Looking Ahead: Decision Points for 2026
New York’s energy story is far from settled. Three critical tracks will shape the landscape in 2026:
- The NYSEG rate case: Ithaca officials and other stakeholders continue to participate, with the process possibly moving to evidentiary hearings or settlement negotiations.
- The fate of all-electric building rules: The state’s new energy code is in effect, but fossil-fuel restrictions remain suspended, pending court action.
- Municipal policy stability: Cities like Ithaca are extending current codes and waiting for clearer state direction before adopting new enforcement regimes.
The intersection of affordability, reliability, and climate ambition is now a governance challenge as much as a technical one. With rising bills, unpredictable weather, and shifting rules, New Yorkers face a complex energy future—one where every decision has ripple effects from city hall to the state capital and beyond.

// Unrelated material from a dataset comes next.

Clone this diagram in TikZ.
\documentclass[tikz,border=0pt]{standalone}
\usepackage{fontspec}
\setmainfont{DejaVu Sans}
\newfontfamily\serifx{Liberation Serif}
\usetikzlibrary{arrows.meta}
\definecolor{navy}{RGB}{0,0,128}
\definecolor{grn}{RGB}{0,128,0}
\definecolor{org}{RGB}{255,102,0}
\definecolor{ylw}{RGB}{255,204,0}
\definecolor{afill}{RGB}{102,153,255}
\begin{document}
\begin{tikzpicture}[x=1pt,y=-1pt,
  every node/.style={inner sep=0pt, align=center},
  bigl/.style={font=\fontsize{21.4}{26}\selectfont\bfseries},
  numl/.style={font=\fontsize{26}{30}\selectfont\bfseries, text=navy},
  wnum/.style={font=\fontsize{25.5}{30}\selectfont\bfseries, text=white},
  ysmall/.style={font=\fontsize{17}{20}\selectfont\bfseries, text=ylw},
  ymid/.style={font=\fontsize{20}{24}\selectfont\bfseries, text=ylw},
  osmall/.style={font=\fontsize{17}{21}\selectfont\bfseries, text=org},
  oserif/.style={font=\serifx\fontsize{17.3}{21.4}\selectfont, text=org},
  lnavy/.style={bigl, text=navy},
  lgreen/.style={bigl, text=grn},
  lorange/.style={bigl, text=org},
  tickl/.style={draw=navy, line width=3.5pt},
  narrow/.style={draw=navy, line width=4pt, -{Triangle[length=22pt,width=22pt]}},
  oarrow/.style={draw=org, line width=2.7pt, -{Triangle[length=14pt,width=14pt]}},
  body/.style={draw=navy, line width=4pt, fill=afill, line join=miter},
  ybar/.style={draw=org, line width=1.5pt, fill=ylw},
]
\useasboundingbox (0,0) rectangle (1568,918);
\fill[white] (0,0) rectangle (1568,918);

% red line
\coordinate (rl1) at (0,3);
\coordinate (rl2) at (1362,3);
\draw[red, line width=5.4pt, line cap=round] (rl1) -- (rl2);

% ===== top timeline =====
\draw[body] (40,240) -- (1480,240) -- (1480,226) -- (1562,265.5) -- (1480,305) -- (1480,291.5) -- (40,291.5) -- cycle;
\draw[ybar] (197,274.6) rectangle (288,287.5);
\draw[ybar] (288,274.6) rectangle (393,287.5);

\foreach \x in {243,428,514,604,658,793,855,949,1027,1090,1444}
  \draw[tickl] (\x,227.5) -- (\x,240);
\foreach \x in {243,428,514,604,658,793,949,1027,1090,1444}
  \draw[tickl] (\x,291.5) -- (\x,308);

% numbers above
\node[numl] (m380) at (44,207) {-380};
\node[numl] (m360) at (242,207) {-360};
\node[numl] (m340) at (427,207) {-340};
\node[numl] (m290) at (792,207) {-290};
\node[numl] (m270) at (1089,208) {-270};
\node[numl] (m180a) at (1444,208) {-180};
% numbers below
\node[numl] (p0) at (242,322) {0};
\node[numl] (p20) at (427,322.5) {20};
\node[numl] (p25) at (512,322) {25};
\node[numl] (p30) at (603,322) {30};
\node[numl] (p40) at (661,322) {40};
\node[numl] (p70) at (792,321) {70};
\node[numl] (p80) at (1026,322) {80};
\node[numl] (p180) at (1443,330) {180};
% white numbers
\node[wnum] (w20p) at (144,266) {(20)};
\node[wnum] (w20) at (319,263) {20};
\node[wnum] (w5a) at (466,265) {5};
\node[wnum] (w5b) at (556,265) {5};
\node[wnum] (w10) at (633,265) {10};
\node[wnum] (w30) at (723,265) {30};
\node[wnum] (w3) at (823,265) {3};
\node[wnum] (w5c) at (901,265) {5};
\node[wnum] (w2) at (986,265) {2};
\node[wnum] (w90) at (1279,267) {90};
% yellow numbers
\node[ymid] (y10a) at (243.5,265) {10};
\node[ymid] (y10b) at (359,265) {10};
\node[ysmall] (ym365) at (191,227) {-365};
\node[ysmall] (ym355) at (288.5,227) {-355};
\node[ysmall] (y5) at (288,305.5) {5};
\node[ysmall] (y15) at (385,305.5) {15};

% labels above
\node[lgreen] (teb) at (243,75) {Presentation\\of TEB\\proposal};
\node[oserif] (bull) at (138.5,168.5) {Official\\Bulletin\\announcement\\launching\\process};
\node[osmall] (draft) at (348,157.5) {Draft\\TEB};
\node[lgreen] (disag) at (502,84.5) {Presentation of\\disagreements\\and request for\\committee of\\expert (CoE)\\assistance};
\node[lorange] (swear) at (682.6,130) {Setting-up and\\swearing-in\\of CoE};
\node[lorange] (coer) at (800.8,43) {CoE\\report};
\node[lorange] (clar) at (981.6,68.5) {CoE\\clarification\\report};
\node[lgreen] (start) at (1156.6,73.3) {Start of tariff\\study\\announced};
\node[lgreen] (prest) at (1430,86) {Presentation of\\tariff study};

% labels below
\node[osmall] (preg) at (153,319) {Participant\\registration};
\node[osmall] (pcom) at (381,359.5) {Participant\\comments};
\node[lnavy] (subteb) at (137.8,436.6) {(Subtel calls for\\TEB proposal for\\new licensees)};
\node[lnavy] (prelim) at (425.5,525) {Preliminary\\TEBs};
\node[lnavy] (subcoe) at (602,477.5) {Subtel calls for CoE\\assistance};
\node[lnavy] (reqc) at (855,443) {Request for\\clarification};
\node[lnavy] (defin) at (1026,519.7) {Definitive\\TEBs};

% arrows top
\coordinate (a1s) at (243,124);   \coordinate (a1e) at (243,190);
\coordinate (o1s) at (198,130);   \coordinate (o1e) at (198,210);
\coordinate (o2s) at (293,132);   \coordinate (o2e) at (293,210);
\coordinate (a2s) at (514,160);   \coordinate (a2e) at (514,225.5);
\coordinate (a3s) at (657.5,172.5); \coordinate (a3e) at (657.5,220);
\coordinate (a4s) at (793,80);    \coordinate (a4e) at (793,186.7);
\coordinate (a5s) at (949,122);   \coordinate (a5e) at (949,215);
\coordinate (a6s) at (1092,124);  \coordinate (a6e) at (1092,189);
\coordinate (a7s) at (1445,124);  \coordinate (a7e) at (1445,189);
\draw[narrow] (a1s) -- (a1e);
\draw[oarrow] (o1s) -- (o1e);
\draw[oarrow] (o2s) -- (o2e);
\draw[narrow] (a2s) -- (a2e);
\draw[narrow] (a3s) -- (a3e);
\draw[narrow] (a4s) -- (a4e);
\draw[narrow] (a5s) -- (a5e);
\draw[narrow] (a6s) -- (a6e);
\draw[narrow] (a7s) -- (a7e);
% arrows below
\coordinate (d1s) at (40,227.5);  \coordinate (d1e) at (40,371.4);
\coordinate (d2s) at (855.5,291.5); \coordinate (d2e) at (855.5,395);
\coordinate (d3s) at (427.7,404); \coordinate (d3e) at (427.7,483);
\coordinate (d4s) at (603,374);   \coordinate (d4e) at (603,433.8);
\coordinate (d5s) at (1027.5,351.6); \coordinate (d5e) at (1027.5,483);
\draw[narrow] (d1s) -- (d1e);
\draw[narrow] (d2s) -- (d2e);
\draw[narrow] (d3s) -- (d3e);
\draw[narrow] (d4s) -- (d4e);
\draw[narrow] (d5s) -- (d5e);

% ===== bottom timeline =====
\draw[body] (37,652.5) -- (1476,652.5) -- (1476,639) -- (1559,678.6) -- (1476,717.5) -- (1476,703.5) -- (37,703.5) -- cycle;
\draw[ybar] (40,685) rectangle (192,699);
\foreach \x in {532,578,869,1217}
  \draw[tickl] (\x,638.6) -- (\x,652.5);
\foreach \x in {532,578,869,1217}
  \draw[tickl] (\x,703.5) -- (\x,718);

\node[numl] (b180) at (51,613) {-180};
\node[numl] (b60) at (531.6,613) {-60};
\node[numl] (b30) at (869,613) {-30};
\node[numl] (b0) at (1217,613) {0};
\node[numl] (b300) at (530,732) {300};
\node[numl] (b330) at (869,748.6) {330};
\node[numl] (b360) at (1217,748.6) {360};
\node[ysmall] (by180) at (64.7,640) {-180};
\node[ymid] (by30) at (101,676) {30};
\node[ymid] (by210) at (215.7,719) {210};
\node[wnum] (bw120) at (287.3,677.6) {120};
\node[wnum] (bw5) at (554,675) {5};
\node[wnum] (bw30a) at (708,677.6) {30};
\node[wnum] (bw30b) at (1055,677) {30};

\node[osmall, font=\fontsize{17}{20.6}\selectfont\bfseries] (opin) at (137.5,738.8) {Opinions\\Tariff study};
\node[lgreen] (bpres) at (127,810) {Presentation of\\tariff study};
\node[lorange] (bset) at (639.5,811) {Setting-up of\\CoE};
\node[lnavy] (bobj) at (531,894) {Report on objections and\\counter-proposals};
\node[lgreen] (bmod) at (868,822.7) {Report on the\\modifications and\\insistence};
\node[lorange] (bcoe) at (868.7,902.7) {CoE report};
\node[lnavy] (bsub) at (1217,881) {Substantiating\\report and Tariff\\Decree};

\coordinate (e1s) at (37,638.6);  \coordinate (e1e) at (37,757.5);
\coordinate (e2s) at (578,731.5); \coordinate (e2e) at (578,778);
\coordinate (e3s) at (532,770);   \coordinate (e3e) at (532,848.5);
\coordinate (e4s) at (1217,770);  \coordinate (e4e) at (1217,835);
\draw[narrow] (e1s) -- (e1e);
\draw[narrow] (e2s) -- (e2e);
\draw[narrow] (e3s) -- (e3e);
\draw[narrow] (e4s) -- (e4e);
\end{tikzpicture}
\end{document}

Ultimately, the NYSEG rate hike debate reveals the growing pains of New York’s energy transition. The push for reliability and modernization is real, but so are the costs—and the public’s resistance to bearing them. As climate policies evolve and corporate scrutiny intensifies, the path forward will require not just smart infrastructure, but also transparent governance and genuine engagement with the people who foot the bill.